Under the EU Settlement Scheme eligible individuals must apply by providing proof of identification, information on their current living arrangements and confirmation of any previous criminal convictions. The government have confirmed that applications must be completed on the Home Office’s website by using either a PC or an Android device. Consider where you may need to assist staff with their applications, either by offering translation services or allowing them to use your works’ computers if they do not have access to one at home.

Whilst it is a good idea to help staff with applications it is important not to put any pressure on EU workers to apply, or treat them any less favourably should they confirm they do not intend to remain in the UK in the future. Simply dismissing, or withholding benefits, from those who are not planning on staying in the UK long term could lead to claims of unfair dismissal and race discrimination.
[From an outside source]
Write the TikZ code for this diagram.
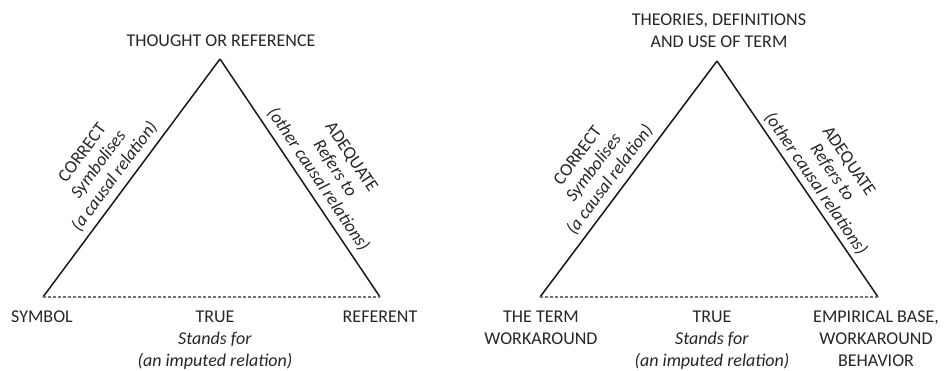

You should also be wary of any hostile or discriminatory behaviour towards European staff in the lead up to, and following, 29th March 2019 which is when the UK is scheduled to leave the EU. Keep a close eye on colleagues who use hostile language or make jokes around workers’ nationalities, as even though this may be meant as workplace ‘banter’ it could constitute harassment if the employee takes offence. Special attention may also need to be given to staff who work in a customer facing environment as this brings the added risk of third party harassment at the hands of clients or the general public.

Following Brexit you should keep a close eye on future developments around immigration laws as this could influence recruitment practices going forwards. Rules may differ slightly depending on whether a deal is agreed with the EU, and it is important to do your due diligence and ensure you are acting in accordance with the laws when hiring foreign workers in the future.

Keep in mind that deciding on whether to apply for settled status may be a difficult and deeply personal decision for many. As an employer it is important to consider the needs of your EU workers during this time and ensure line managers and HR personal feel comfortable should they have to deal with any related issues at work.